Destaca en este caso el hecho de que el conflicto haya ocurrido entre naciones que, repetida y oficialmente, se llaman hermanas. Hermanas, entendemos, no por su común base antropológica precolombina, puesto que el ser de la misma condición (de la misma clase lógica) no dota de una unidad que evite las peleas, sino por proceder de una misma unidad política, la Monarquía Hispánica, toda vez que, aunque dentro de su seno también hubiera tensiones regionales (como entre el puerto de Lima y el de Buenos Aires, o bien entre Guayaquil y el Callao), éstas, aun si llegaban a ser armadas (en la forma de rebeliones), no podían tener nunca que ver con la soberanía, porque ésta era única y común. He ahí el drama: que procediendo de una unidad soberana común, una vez emancipadas las repúblicas americanas, surgan rencillas y trifulcas por la soberanía.
A pesar de la grandeza del gesto peruano, es evidente que no deja de ser un parche a un problema más hondo. No entramos aquí en la cuestión de si se trata de una medida de presión para la posición chilena en el asunto, o de si hay implicados intereses de competencia comercial entre las regiones limítrofes chilena y peruana, Arica y Tacna; tampoco en el desacuerdo sobre la frontera marítima entre Chile y Perú, que afecta al asunto de la salida al mar de Bolivia por Arica, pues son asuntos menores y pasajeros frente al tema de trasfondo: la unidad iberoamericana, única verdadera solución al conflicto.

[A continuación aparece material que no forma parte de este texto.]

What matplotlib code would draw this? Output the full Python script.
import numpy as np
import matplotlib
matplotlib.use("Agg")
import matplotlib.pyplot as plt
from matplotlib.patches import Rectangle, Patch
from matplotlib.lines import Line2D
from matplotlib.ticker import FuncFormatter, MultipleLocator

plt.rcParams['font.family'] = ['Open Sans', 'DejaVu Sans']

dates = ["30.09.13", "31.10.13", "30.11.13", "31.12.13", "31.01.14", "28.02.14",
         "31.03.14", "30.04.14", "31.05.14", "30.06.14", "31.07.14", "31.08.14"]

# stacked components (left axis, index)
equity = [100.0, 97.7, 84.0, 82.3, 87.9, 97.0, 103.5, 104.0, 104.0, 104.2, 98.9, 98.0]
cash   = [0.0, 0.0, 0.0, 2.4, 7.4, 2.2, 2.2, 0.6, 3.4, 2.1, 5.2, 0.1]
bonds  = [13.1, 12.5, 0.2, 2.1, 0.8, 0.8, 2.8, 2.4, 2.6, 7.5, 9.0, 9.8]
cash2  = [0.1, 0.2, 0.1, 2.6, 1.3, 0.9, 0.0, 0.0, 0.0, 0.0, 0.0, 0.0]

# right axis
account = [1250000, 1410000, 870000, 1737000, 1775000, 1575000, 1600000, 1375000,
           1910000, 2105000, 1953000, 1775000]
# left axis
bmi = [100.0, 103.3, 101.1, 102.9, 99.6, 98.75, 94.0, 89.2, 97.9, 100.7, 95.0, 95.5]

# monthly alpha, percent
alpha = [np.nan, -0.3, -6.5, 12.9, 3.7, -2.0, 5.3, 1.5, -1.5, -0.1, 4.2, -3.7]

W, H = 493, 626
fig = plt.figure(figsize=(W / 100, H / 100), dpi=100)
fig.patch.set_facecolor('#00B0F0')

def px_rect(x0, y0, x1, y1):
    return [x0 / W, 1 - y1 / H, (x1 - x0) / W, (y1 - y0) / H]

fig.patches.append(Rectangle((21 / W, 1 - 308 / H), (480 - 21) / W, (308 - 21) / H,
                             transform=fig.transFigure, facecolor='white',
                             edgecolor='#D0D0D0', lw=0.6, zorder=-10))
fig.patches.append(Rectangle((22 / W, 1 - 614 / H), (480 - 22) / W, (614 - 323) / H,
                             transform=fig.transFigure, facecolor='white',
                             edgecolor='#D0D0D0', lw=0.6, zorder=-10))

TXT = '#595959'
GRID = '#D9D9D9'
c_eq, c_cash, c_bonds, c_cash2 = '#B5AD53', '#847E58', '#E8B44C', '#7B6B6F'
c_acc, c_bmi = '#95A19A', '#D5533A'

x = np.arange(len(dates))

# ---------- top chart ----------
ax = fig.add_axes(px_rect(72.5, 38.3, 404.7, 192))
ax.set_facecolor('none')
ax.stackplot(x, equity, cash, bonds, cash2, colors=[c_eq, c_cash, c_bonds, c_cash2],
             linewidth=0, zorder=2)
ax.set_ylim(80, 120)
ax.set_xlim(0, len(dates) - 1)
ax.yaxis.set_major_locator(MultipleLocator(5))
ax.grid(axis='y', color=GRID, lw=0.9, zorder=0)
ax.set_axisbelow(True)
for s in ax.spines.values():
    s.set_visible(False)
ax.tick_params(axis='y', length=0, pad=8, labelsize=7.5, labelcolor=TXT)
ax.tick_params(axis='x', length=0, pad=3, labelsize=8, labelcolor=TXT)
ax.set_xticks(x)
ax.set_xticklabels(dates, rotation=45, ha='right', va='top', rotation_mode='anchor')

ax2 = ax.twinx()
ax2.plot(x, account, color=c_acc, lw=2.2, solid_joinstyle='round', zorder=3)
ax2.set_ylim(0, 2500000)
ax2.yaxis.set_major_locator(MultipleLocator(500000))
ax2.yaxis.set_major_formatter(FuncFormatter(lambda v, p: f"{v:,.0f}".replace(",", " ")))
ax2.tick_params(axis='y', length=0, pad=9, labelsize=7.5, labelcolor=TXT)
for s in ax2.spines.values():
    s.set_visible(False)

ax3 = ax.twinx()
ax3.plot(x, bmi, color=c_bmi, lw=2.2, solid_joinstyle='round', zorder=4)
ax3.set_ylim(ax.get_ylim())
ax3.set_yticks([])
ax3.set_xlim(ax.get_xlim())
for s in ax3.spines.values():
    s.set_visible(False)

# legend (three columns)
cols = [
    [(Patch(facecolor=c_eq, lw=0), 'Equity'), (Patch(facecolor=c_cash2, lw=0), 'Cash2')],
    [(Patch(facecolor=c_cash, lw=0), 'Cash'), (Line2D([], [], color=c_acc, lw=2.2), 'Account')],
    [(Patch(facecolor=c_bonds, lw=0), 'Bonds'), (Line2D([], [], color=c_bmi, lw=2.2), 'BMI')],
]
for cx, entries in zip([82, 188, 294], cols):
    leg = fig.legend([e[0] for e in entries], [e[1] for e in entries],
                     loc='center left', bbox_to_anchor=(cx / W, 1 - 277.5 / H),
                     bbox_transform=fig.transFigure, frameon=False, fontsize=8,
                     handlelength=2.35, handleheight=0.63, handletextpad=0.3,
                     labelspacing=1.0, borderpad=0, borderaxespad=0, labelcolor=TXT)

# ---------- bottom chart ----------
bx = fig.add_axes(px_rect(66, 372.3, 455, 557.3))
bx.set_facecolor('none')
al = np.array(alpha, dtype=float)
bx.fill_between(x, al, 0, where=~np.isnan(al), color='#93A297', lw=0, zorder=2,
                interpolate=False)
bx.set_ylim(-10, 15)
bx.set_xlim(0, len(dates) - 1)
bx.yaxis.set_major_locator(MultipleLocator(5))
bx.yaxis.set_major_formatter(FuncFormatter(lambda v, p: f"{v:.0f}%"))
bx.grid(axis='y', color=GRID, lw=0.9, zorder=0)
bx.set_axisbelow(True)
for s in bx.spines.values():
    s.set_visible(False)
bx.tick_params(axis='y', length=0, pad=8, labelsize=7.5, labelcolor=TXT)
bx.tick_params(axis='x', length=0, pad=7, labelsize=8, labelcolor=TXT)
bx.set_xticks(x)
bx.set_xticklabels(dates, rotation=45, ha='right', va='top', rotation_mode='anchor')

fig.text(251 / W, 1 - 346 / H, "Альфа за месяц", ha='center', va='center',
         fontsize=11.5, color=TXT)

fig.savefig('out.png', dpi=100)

Cualquiera de las interpretaciones históricas citadas anteriormente contemplaría esa unidad como un desenlace muy deseable. Concluyo sin embargo destacando que, de ellas tres, la primera es la única que en el presente goza de mayor potencialidad por ser defendida por los Estados bolivarianos y su área de influencia. Sin embargo, pese a ser la más efectiva para lograr la unidad del continente, es también la más inconsecuente y, en consecuencia, la más endeble porque, o bien reniega de los materiales institucionales con los que necesariamente tendrá que edificar su proyecto, o bien trata de diluirlos y aniquilarlos amenazando su misma realización y hasta su posibilidad misma.